# What the task asks
Search the material for the string "this" and copy each line where it occurs.

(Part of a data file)
^^^^

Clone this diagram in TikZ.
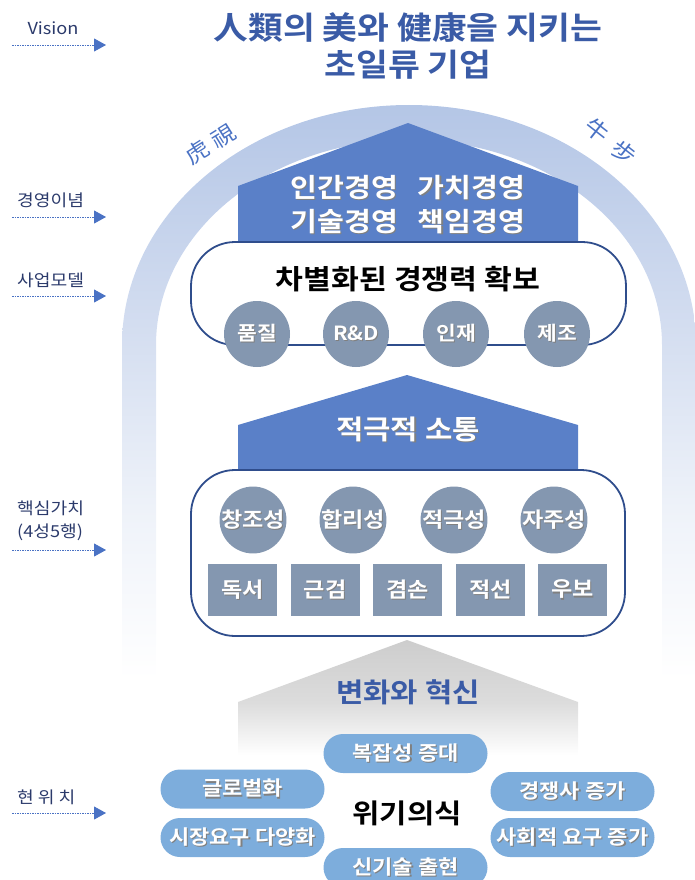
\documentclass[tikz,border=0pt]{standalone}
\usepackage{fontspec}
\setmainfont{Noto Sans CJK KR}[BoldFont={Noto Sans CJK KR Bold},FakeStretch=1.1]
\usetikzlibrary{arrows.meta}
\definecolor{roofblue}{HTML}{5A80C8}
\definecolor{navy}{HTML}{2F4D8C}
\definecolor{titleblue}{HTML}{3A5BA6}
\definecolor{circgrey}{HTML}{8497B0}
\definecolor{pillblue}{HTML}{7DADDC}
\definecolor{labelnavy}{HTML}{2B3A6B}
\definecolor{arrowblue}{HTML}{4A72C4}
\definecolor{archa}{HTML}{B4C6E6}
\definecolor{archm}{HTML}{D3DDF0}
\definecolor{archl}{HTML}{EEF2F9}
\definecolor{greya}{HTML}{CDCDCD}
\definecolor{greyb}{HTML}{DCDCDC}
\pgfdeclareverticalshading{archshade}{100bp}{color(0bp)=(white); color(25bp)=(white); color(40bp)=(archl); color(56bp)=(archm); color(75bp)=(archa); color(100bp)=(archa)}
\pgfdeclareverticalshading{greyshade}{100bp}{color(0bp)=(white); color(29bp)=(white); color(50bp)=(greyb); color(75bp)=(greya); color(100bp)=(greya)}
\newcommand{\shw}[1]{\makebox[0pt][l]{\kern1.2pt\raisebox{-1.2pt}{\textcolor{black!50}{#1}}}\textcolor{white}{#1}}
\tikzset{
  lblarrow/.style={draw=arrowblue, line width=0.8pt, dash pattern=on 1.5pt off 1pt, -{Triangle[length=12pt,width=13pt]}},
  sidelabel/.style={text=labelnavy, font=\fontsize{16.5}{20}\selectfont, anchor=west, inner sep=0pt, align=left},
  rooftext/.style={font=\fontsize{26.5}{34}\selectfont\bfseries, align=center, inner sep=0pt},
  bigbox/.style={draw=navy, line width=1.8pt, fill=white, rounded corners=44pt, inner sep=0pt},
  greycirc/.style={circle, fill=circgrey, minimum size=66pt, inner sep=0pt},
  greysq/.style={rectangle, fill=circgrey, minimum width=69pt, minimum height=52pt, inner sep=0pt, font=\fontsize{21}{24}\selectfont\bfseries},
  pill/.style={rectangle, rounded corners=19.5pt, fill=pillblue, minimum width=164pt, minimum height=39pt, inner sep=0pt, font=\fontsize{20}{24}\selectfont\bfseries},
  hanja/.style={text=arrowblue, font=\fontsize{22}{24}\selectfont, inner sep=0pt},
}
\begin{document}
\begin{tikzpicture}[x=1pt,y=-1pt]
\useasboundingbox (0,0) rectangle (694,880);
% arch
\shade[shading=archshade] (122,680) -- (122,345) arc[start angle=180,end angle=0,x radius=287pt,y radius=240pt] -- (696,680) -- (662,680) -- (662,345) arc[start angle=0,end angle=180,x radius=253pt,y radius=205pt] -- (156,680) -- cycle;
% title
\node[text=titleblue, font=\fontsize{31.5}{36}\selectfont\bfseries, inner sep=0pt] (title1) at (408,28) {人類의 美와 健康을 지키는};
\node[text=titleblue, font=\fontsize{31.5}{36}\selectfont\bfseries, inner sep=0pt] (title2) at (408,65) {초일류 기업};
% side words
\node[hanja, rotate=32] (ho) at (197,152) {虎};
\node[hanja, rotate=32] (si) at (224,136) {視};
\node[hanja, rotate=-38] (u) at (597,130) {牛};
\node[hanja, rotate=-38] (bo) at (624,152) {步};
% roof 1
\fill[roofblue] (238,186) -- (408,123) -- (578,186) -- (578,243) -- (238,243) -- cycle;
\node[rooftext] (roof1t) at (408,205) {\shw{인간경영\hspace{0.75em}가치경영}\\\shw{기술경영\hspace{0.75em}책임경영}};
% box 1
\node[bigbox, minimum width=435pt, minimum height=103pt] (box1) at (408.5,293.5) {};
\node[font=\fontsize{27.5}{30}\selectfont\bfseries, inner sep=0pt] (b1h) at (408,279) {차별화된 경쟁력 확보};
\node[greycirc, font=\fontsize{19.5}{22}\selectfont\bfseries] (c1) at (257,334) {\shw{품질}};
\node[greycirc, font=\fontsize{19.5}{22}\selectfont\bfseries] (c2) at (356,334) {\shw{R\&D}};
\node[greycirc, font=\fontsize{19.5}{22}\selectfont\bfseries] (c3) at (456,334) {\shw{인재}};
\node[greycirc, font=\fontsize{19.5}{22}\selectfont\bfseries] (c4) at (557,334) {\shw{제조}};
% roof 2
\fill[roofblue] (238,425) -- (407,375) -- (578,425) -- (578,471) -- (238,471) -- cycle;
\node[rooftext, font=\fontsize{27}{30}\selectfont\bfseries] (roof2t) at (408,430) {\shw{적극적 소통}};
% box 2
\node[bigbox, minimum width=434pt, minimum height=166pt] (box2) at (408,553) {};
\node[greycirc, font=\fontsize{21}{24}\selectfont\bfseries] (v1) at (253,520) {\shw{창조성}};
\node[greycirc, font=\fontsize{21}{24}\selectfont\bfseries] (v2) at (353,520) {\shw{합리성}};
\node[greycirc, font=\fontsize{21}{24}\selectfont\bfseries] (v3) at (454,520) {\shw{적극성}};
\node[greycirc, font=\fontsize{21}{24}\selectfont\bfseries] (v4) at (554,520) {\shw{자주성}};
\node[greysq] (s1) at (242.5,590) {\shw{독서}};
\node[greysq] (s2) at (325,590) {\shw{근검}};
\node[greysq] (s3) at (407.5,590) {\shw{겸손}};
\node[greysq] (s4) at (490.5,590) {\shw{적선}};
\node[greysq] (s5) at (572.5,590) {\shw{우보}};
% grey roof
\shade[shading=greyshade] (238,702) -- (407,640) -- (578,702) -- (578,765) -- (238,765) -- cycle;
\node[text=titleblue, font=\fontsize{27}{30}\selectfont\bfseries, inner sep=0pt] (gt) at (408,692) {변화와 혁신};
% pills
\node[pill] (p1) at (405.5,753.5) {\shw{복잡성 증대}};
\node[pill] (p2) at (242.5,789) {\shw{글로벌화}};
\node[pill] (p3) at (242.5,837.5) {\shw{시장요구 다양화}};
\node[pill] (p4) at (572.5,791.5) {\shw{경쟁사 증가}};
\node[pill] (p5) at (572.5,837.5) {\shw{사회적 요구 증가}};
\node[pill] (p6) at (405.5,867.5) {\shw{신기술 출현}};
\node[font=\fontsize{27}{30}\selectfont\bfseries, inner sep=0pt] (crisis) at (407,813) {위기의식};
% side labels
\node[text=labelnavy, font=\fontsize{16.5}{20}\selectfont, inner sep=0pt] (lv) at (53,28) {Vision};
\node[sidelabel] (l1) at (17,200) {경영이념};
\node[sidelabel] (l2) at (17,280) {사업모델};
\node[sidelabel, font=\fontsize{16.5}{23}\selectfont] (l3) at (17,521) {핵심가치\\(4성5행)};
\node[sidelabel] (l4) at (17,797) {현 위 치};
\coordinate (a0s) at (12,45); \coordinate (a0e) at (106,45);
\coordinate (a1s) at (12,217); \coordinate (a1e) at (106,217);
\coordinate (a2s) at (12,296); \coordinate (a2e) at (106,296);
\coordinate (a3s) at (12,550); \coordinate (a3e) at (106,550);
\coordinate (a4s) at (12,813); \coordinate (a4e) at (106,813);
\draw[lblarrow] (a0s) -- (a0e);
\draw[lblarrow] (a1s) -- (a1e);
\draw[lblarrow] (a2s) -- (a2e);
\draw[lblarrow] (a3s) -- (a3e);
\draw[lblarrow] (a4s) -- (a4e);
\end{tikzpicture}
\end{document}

^^^^

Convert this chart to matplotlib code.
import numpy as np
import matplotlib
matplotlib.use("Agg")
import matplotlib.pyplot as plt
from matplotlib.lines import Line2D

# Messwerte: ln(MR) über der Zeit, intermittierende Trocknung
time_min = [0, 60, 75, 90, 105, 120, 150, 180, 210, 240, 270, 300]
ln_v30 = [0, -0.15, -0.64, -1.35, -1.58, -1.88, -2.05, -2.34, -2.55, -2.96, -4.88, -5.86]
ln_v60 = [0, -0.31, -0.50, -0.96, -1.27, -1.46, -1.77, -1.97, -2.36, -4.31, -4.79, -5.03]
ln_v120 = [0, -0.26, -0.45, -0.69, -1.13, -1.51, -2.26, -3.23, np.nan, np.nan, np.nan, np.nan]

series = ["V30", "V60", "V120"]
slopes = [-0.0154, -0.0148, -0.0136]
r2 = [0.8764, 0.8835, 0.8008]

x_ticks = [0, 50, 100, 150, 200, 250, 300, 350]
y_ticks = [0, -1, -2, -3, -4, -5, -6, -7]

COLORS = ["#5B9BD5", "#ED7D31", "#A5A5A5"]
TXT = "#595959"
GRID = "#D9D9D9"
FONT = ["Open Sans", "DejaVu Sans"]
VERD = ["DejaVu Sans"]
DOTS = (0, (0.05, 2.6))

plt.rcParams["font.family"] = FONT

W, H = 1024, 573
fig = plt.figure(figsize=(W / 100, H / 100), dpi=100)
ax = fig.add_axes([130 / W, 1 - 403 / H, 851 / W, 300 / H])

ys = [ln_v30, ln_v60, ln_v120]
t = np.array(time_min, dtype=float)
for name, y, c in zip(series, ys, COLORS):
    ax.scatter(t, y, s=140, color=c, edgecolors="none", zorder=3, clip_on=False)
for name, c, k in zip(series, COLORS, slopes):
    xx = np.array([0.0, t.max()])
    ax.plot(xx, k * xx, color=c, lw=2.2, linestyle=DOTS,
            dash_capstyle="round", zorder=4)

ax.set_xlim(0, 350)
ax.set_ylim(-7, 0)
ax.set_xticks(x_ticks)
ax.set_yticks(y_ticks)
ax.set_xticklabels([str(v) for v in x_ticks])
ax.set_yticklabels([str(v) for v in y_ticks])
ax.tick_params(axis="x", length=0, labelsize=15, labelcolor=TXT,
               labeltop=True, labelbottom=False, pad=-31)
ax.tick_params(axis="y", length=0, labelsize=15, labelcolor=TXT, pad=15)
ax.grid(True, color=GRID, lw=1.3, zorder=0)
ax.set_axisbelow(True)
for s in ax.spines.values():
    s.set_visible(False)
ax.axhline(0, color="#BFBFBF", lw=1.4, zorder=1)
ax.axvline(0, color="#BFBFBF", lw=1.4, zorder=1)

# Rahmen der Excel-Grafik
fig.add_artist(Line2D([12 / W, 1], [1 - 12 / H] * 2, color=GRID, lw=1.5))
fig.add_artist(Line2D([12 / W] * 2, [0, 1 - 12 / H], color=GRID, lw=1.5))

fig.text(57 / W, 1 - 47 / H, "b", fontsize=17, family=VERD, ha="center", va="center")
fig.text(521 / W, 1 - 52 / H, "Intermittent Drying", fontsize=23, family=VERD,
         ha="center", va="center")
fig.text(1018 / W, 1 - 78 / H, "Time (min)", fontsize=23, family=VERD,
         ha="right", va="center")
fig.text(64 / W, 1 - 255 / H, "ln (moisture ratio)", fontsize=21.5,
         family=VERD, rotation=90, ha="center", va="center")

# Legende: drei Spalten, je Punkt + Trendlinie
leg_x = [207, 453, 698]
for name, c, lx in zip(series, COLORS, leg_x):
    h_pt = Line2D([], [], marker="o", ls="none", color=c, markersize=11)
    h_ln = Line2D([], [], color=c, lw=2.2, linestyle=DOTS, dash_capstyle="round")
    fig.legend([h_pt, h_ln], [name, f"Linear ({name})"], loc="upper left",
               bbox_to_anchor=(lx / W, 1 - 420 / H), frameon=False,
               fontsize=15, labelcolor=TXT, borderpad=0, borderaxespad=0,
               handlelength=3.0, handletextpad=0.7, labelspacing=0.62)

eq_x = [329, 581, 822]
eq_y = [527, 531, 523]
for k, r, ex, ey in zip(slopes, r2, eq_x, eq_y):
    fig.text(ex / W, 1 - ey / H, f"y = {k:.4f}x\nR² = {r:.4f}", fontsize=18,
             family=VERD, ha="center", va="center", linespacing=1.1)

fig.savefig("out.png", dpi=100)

^^^^

# Complete output
Clone this diagram in TikZ.
Convert this chart to matplotlib code.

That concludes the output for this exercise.